Prosecutors also told jurors about the formation and actions of the Wolverine Watchmen, alleging that the group trained as part of the kidnapping plot.
Assistant Attorney General Bill Rollstin described the group as a gang and said in his opening statements that its purpose “was to target law enforcement for violent action.”
“Everybody in the Wolverine Watchmen shared a very common ideology in that they hated our government, they wanted to kill law enforcement police officers, and that the gang gave them motive, means and opportunity to train Adam Fox knowing he was going to commit an act of terrorism,” Rollstin said.
A jury convicted Fox and Barry Croft in August of two federal counts of conspiracy related to the kidnapping scheme and attempting to use a weapon of mass destruction. They face up to life in prison when they’re sentenced Dec. 28.
But attorneys for Musico, Morrison and Bellar said their clients did not provide material or other support to those who plotted to kidnap Whitmer, and that they were only concerned about how the government was operating.
“This is a collection of guys who sat there and said ‘I’m tired. I’m frustrated,'” said Leonard Ballard, Morrison’s attorney.
Andrew Kirkpatrick, Bellar’s attorney, said in his opening statement that “the terrorists in this case are Adam Fox and Barry Croft.”
The FBI foiled the plot in October 2020.
Ty Garbin and Kaleb Franks pleaded guilty to conspiracy in federal court. Two other men were acquitted.
The investigation began when Army veteran Dan Chappel joined the group and became alarmed when he heard talk about killing police.
Chappel alerted police in the Flint, Michigan, area, who contacted Impola. Until Chappel came forward, Impola said his office had no knowledge of the existence of the Wolverine Watchmen. Morrison, Musical and Bellar also were not on the agency’s radar.
Chappel agreed to become an FBI informant and spent the summer of 2020 getting close to members of the group, secretly recording conversations and participating in drills at “shoot houses” in Wisconsin and Michigan.
The FBI turned it into a major domestic terrorism case with two more informants and two undercover agents embedded in the group. Evidence showed that group members had many gripes, particularly over stay-at-home orders and other pandemic restrictions imposed by Whitmer.

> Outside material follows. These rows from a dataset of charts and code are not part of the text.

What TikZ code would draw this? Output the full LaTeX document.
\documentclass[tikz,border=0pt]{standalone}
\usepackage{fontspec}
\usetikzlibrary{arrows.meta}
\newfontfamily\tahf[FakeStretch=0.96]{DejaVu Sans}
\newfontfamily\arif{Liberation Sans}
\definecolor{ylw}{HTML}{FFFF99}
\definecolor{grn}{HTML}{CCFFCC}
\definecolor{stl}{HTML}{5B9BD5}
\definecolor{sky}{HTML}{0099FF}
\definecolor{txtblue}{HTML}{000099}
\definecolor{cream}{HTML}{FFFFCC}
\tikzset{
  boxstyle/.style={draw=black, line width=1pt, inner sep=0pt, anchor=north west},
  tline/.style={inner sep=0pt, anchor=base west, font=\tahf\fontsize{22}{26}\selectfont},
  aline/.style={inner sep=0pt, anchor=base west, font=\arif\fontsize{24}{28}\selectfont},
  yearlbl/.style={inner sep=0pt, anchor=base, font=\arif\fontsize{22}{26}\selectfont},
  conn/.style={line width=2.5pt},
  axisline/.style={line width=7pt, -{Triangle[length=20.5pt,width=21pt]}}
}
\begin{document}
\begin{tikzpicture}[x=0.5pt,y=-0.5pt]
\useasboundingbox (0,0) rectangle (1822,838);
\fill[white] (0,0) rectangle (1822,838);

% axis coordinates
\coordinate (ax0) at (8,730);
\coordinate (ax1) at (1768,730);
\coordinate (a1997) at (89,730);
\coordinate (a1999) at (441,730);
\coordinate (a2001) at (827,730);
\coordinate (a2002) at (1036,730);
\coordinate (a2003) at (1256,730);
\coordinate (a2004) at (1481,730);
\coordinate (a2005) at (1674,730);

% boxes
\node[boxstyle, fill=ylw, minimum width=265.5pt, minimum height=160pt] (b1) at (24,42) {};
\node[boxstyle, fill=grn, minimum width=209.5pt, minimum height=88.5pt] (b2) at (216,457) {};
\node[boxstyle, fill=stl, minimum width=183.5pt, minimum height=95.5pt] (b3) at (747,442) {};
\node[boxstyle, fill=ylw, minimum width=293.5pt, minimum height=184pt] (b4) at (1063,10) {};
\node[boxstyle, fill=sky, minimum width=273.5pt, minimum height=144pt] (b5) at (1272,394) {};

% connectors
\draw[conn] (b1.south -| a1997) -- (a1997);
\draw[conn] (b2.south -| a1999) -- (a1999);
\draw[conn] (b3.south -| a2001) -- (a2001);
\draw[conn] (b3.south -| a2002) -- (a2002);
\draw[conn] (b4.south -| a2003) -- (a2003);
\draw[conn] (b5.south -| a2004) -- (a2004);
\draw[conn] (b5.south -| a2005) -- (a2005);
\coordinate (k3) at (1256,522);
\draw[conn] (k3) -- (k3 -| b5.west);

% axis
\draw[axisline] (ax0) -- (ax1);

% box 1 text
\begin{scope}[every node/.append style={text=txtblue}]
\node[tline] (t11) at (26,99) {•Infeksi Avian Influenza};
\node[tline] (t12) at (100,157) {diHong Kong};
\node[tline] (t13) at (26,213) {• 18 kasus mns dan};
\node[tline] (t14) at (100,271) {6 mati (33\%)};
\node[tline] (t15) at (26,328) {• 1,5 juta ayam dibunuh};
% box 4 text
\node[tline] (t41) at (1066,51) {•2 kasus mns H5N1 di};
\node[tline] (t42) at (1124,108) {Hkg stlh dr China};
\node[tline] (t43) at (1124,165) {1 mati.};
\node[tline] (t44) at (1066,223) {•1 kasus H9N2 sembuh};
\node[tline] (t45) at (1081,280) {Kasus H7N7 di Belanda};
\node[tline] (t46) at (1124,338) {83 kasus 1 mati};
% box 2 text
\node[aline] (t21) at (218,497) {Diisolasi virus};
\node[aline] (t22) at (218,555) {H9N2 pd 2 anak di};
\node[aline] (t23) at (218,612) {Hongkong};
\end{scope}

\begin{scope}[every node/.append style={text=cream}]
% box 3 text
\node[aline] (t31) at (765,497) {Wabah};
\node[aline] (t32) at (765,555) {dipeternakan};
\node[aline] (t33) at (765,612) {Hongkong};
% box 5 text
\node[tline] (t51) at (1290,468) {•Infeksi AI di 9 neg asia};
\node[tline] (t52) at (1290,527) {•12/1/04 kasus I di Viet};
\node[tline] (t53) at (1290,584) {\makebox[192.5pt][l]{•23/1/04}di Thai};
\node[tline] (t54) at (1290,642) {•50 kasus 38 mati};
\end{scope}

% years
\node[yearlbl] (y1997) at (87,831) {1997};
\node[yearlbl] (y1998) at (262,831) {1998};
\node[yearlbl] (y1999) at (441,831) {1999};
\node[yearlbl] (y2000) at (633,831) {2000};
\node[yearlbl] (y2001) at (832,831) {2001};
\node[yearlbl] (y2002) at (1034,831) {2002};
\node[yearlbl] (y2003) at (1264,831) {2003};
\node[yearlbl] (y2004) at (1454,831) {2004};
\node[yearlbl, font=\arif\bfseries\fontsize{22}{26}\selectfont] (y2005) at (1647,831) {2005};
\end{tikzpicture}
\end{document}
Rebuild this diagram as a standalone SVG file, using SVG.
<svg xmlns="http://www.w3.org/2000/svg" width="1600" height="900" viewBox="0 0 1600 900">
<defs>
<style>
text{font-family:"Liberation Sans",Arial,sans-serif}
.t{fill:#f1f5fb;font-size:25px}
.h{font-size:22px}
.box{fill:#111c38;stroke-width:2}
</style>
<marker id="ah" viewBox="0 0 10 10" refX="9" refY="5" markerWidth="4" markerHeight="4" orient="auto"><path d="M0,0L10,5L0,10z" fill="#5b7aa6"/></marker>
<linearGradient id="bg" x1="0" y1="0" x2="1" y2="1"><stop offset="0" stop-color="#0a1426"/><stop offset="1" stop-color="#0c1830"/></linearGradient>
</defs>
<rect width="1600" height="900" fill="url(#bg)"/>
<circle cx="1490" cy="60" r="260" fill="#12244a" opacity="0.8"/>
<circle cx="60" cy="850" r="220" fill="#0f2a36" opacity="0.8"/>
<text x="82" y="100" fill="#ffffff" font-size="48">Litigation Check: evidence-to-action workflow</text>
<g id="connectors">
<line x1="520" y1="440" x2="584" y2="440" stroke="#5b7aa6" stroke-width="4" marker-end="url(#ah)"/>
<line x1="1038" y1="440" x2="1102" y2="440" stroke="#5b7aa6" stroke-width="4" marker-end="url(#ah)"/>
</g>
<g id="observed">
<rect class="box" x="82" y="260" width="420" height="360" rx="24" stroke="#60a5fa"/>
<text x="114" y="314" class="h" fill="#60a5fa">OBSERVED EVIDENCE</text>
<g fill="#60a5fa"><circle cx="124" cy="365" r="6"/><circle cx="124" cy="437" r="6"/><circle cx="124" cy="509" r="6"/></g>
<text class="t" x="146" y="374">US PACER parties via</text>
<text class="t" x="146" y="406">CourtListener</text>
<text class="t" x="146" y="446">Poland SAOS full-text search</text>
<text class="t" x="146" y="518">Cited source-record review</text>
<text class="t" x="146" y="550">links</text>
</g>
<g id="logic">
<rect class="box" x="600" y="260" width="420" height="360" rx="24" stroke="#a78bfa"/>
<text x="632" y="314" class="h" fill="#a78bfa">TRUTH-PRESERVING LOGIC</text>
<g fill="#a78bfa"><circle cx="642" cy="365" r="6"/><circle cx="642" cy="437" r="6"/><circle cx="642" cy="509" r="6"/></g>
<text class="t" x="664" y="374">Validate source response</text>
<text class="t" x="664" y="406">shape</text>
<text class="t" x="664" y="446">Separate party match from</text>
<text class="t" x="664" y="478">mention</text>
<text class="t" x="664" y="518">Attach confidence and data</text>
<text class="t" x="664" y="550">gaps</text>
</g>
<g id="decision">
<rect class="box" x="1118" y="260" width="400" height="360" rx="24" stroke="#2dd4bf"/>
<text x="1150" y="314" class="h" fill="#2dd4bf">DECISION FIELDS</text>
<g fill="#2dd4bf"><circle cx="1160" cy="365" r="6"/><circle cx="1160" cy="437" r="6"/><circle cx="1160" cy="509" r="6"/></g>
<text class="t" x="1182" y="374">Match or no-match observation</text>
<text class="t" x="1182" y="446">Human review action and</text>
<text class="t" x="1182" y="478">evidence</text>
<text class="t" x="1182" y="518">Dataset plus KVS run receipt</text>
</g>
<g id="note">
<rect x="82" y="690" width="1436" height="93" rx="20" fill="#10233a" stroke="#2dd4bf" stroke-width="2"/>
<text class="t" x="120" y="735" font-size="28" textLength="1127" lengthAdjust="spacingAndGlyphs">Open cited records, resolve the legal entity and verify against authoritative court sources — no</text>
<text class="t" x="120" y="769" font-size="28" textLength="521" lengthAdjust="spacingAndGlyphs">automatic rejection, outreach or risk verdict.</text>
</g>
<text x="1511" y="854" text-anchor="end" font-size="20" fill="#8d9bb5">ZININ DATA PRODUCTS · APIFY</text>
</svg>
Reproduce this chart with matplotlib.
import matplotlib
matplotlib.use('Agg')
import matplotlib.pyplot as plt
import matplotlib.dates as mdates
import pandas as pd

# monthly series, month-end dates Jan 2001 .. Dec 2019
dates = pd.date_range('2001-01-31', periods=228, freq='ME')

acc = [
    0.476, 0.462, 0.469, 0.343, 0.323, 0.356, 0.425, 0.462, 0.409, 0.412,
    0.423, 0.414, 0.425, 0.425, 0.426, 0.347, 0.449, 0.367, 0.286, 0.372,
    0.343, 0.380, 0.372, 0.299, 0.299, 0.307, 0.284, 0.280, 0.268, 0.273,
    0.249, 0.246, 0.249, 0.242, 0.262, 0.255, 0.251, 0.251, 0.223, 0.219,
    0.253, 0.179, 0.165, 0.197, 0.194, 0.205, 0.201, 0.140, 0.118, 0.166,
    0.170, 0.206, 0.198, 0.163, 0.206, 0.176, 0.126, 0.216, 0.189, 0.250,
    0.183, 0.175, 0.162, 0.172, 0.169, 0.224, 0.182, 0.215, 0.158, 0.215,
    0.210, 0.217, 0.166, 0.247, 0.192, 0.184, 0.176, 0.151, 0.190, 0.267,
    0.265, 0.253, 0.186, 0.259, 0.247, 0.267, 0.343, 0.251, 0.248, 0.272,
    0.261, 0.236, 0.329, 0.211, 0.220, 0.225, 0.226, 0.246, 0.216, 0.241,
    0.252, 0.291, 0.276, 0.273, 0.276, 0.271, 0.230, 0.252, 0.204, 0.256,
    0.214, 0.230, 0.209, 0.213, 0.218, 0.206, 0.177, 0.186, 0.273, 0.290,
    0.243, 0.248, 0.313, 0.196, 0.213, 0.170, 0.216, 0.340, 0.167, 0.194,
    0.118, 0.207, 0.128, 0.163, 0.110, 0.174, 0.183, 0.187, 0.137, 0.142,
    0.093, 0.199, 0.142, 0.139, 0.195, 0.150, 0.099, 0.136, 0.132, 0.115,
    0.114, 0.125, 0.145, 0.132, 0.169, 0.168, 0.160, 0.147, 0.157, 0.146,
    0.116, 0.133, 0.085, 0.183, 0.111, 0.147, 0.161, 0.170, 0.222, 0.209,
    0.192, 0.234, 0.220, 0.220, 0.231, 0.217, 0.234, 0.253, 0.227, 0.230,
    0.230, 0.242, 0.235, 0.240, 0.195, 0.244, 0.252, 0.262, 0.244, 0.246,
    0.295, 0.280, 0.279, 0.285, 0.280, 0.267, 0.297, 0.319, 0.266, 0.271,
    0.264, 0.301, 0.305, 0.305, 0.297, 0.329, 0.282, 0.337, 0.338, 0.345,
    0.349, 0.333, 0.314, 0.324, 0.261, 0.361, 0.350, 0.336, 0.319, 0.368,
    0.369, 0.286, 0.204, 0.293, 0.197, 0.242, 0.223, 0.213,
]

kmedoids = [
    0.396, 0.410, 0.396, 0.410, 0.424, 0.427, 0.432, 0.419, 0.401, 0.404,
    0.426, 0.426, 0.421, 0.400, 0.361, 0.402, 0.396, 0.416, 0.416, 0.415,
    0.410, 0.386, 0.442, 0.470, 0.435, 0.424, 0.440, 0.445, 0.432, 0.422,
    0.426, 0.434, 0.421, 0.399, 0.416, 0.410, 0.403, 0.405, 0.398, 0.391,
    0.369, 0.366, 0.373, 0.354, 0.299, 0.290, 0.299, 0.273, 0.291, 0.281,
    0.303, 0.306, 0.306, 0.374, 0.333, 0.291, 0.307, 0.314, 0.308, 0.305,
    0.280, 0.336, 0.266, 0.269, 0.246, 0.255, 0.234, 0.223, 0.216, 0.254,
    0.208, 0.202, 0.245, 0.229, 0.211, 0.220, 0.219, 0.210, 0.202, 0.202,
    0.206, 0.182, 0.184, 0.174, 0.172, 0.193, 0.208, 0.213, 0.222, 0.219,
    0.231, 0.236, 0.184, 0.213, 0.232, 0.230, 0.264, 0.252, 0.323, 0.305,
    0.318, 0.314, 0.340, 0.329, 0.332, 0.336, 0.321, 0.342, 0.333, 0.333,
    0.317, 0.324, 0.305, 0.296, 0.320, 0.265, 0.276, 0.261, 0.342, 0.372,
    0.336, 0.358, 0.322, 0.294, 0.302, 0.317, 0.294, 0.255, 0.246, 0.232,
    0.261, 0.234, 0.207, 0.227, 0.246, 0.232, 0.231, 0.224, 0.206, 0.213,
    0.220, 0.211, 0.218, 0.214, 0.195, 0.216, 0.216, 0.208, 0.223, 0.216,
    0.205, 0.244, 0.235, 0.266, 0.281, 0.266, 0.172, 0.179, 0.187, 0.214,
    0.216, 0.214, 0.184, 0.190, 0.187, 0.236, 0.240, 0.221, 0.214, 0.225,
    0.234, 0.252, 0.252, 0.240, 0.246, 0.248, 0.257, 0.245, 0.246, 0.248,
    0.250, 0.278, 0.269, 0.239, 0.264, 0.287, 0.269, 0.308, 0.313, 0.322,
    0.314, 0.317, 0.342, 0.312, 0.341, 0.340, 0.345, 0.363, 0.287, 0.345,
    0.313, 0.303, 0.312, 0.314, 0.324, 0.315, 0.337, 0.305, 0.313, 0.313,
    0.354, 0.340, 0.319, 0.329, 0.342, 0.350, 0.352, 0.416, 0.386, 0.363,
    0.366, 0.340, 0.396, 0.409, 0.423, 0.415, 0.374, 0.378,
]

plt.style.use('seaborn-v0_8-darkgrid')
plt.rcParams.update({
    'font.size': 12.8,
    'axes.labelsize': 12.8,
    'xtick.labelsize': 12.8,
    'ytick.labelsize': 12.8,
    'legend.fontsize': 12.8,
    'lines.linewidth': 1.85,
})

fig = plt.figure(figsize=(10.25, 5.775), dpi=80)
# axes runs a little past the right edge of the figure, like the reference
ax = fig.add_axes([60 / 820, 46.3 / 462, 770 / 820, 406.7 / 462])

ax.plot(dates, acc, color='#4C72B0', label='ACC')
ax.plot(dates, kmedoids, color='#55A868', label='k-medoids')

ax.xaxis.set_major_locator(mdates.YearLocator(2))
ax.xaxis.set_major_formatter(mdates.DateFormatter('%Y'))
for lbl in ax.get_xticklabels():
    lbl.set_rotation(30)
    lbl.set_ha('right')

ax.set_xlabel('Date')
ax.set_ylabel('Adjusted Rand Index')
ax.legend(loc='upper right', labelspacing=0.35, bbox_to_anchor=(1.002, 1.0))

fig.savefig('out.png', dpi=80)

Impola said Morrison was the group’s commanding officer and that Chappel served as its executive officer. Musico and Bellar also were in leadership positions.
While recruiting for the Wolverine Watchmen, Morrison would ask prospective recruits if they were “willing to be considered a domestic terrorist,” Impola testified.
“If you didn’t believe in tearing down the government, they wouldn’t allow you to be in the group,” he said.
The trial was expected to resume Thursday.